Dicho plano muestra a Quito casi de manera similar que a mediados del siglo XVIII, y ubica en tiempos de la revolución de 1809 el presidio, en las actuales calles Olmedo y Venezuela, frente al Carmen Bajo; el depósito de la pólvora, al norte de La Alameda y frente a la iglesia de El Belén, cerca del Rollo o Picota, donde se ponían las cabezas de los ajusticiados o reos de vergüenza -hoy ubicado en el patio del Museo Municipal Alberto Mena Caamaño-. En el mismo plano se observa la fachada del Palacio de la Audiencia, seriamente dañado por el terremoto de Riobamba de 1797 y restaurado por el Barón de Carondelet.
El inglés William Stevenson llegó a Quito en 1808 y desarrolló una extensa relación de la ciudad en los albores de la independencia. El viajero nos cuenta sobre las iglesias y conventos, cuya descripción es igual a la de hoy, con ligeras variaciones. “Las casas de los habitantes más importantes tienen por lo general un piso superior, donde viven, pues el inferior está destinado a los sirvientes y funciona en ocasiones como cochera o bodega. Los muebles, debido a la falta de ebanistas, son una mezcla de piezas modernas y antiguas fáciles de conseguir; sin embargo, algunas casas, en particular la del Conde de San José, tienen muebles muy elegantes. Aquí existe la moda de tener una magnífica cama a un extremo del estrado (habitación); algunas son de terciopelo carmesí, revestidas con satín, galonadas con lazos dorados anchos y un ribete bajo del mismo color”.

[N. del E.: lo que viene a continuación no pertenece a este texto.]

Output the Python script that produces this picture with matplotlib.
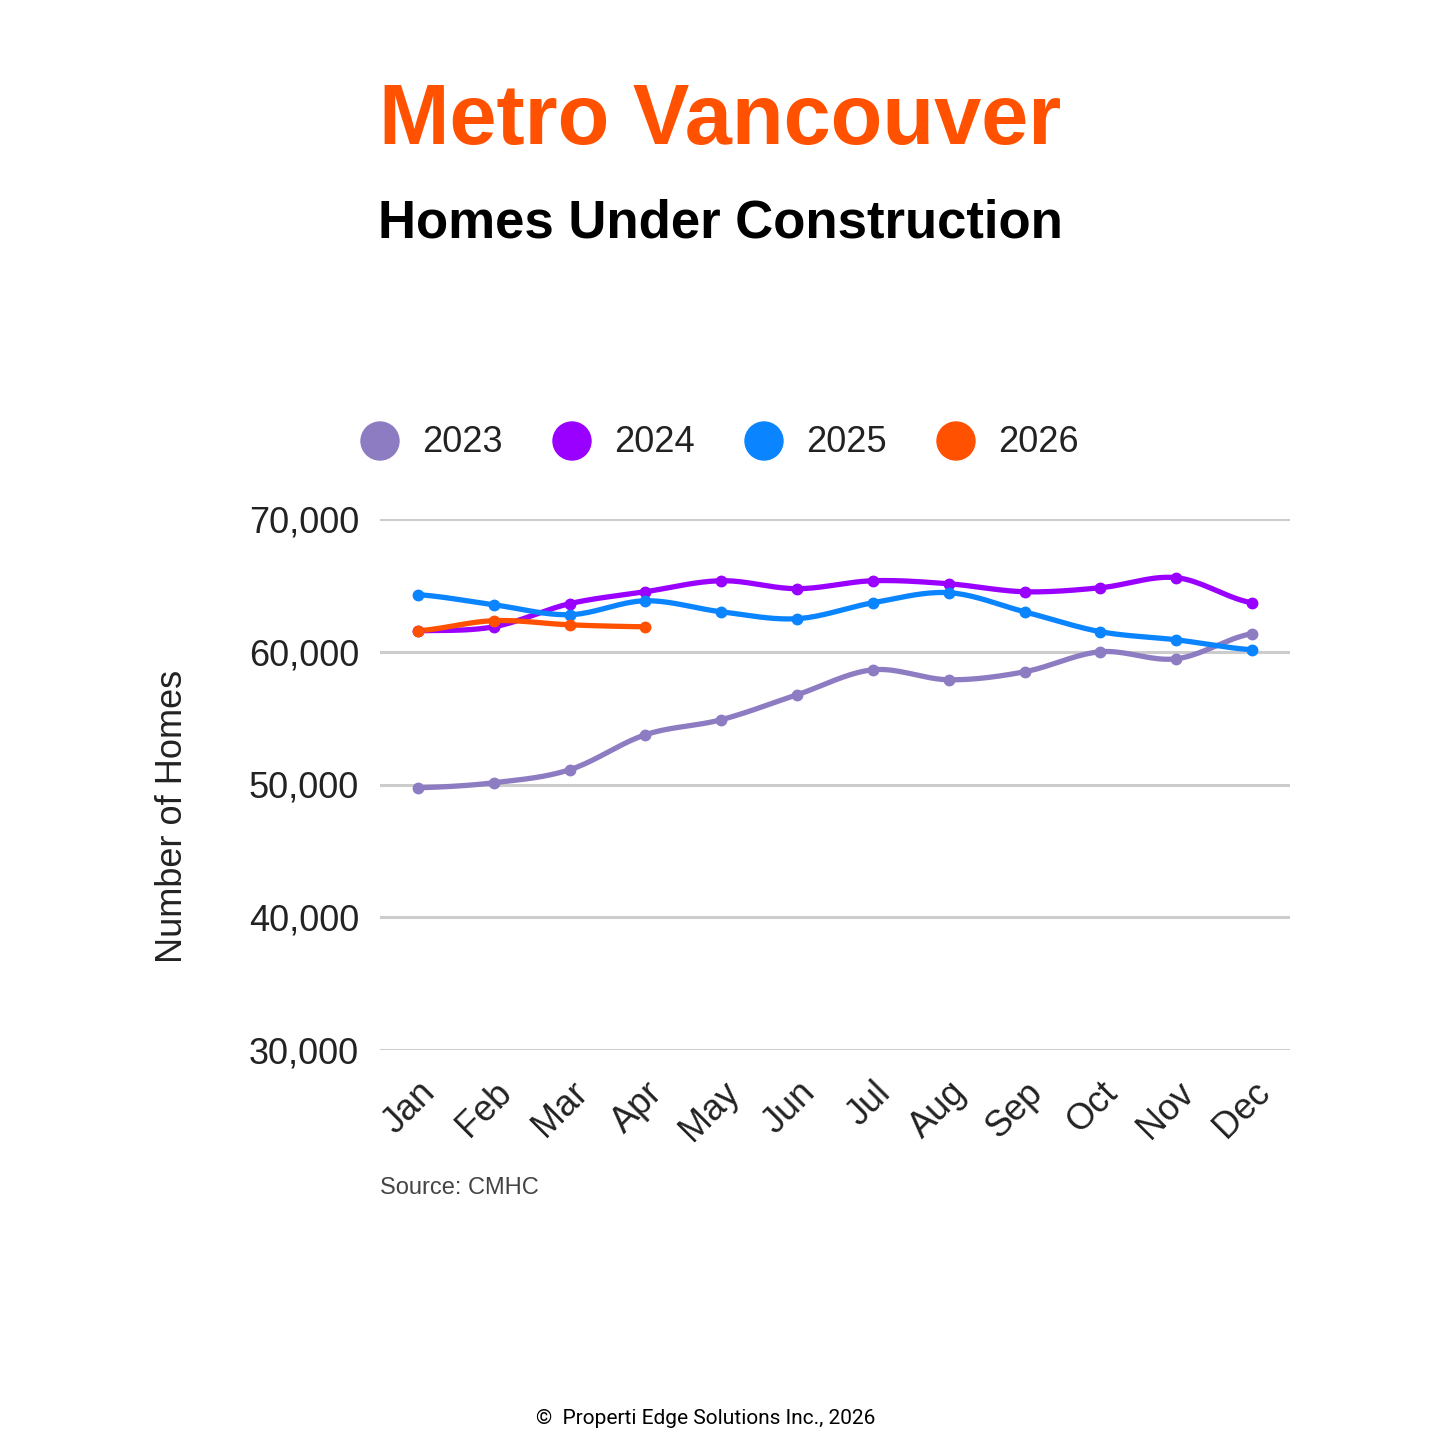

Según Stevenson, Quito posiblemente contaba con 75 000 almas, divididas en tres partes casi iguales: blancos, mestizos e indios, y el número de negros era escaso, y eran los indios por lo general los que hacían de sirvientes. El inglés nos cuenta que la gente de rango social elevado se dedicada principalmente a visitar sus haciendas, en donde vivía la mayor parte del año. Los blancos medianamente acomodados eran granjeros, mercaderes o curas; los jóvenes varones eran educados en colegios, mientras las mujeres eran instruidas bajo la vigilancia de su madre, aprendiendo asimismo a tocar guitarra y salterio, una especia de cítara.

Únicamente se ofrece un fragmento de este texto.